Tukang bubur di samping sana yang tetap melayani dengan senang hati. Ketika terlihat disebrang jalan sana ada tukang parkir yang sedang menunggu motor dan mobilnya tetapi bukan miliknya.
Malam ini, tidak ada yang tidak melayani, semua melayani! Seperti tukang cukur ini, tidak akan berhenti ketika masih ada pelanggannya yang menunggu. Lebih bosan bagi tukang cukur jika ia yang menunggu tanpa pelanggan yang hadir satupun. Karna ia tidak dapat melayani dirinya dengan hasil kerjanya.
Lalu-lalang malam ini, sang ayah membawa anakanya jalan-jalan. Aku melihatnya, rasanya jika aku punya anak kelak, aku juga akan menjadi sepertinya. Melayani segenap hati untuk anak-anak yang sama juga mencoba peruntungan dalam hidupnya. Dunia yang ingin terus dinyanyikan, terkadang dengan suatu derita. Menunggu lama untuk dilayani tukang cukur ini. Ternyata aku juga sama melayani diriku agar terlihat rapi, syukur-syukur menarik hati pujaan hati.
Dirasa-rasa semua bentuk kehidupan hanyalah hukum ketertarikan kita akan sesuatu dan terhadap sesuatu. Dunia sudah terlalu membentuk dirinya sendiri sedemikian rumit. Manusia juga harus terus membentuknya dari setiap kerumit-kerumitannya menjadi manusia, untuk diri dan kehidupannya. Suara gelas pecah, dan terdengar ada tangis anak kecil yang merasa bersalah memecahkan gelas itu. Manusia membentuk dirinya dengan rasanya. Benar dan salah adalah cara dia merepresentasikan perspektifnya.
Semakin malam, tidak juga semakin sunyi di kota utara jawa ini. Masih ada pengayuh becak dengan sabar menunggu pengguna jasanya. Aku yang masih menunggu giliran dicukur rambutku dengam tetap menulis di smart phone. Sangat hambar rasanya menunggu tanpa musik, malam yang ramai dengan simfoni musik instrumental. Kota yang mengoyak perasaan, hidup dalam pusaran imaji, tertinggal apakah besok akan menciptakan suasana hangat disudut-sudut perempatan seperti malam ini? Inilah kehidupan kota dengan problematikanya.
Melayani berarti berkorban untuk orang lain, meski berat, ada yang lebih terdahulu dipentingkan. Dibelakangku anak kecil sedang mengantri, sama akan mencukur rambutnya juga.
Ia juga membawa adiknya yang terilhat sudah mengantuk.
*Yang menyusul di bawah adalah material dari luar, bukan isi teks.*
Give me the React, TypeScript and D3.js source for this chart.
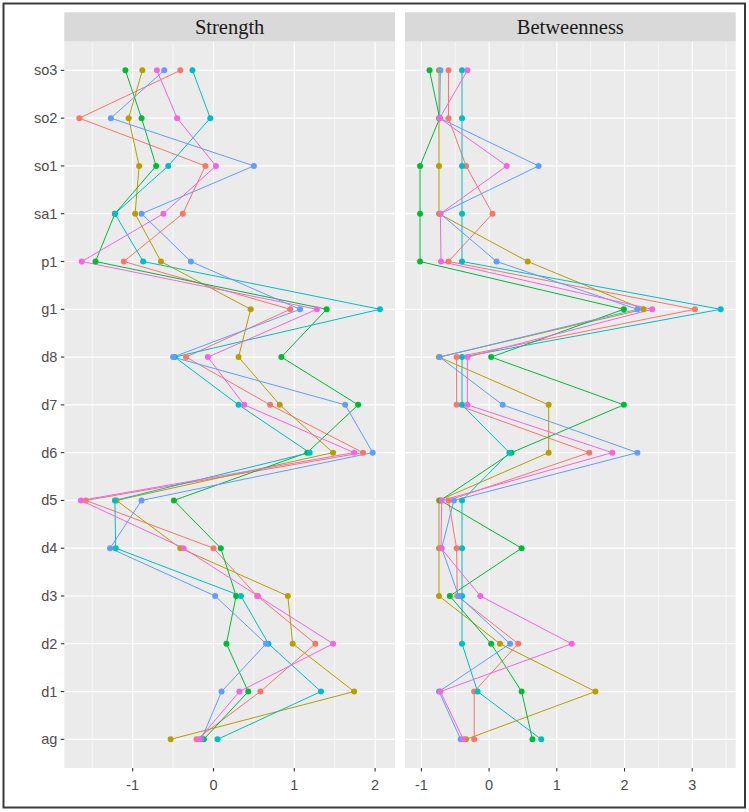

Hingar bingar kota, anak kecil tidak akan memperdulikannya. Aku harus merelakan antreanku untuk mendahulukan dia meskipun lelah juga diriku menunggu antrian.
Sesama manusia seperti kebutuhan yang harus dipilih untuk lebih didahulukan. Anak-anaklah yang terlebih dahulu didahulukan, jangan sampai ia lelah dengan hidup sebelum waktunya.